Lienholder Notification Requirements
Insurers have specific obligations to lienholders, including:
- Cancellation notice: Insurers must notify lienholders in writing before canceling a policy — typically at least 10 days in advance
- Claims co-payment: Before paying a claim, insurers must verify whether a lienholder holds a security interest and name them as a co-payee
- Information sharing: Insurers may share relevant policy information with lienholders upon written request
These requirements vary by state, so always check your state's specific insurance regulations for exact timelines and procedures.
Frequently Asked Questions
What is a lienholder on car insurance?
A lienholder is a lender — such as a bank, credit union, or dealership — that holds a legal claim on your financed vehicle until your auto loan is fully repaid. Because the lender has a financial stake in the car, they require you to list them on your insurance policy. This ensures they are protected if the vehicle is damaged, stolen, or totaled before the loan is paid off. Once the loan is paid, the lien is released and they are removed from your title and policy.
Do I have to add a lienholder to my car insurance?
Yes — if your vehicle is financed, adding the lienholder to your auto policy is a requirement of your loan agreement, not just a suggestion. Failing to do so puts you in breach of your loan contract. Your lender monitors your coverage status and will be notified if your policy lapses or doesn't meet their requirements, which can trigger force-placed insurance at significantly higher rates.
What happens to my car insurance when I pay off my loan?
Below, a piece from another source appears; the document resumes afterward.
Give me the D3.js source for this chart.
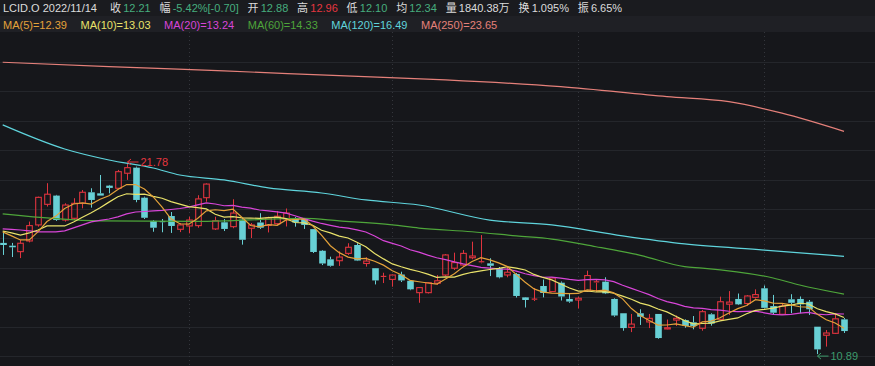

When you pay off your auto loan, your lender issues a lien release and the lienholder is removed from your car's title. You should then notify your insurer, provide proof of the lien release, and update your policy accordingly. You're no longer required to carry full coverage, though it may still be worth keeping depending on your vehicle's value. This is a great time to compare car insurance for financed vs paid-off cars to find potential savings.
Why is my insurance claim check made out to my lender too?
When a lienholder is listed on your policy as a loss payee, your insurer is legally required to include them on claim checks. This protects the lender's financial interest by ensuring claim funds are used to pay off the loan or repair the vehicle rather than being used for unrelated expenses. For total loss claims, the check goes to the lender first to cover the outstanding balance, with any remaining amount paid to you.
What's the difference between a lienholder and a loss payee on car insurance?
A lienholder holds a legal ownership interest in your vehicle via a lien on the title, while a loss payee is the party designated to receive insurance claim payouts. In most auto loan situations, your lender is both the lienholder and the loss payee at the same time. The key distinction is that the lienholder status is a legal/title matter, while the loss payee designation is an insurance payout matter that ensures the lender receives claim proceeds before you do.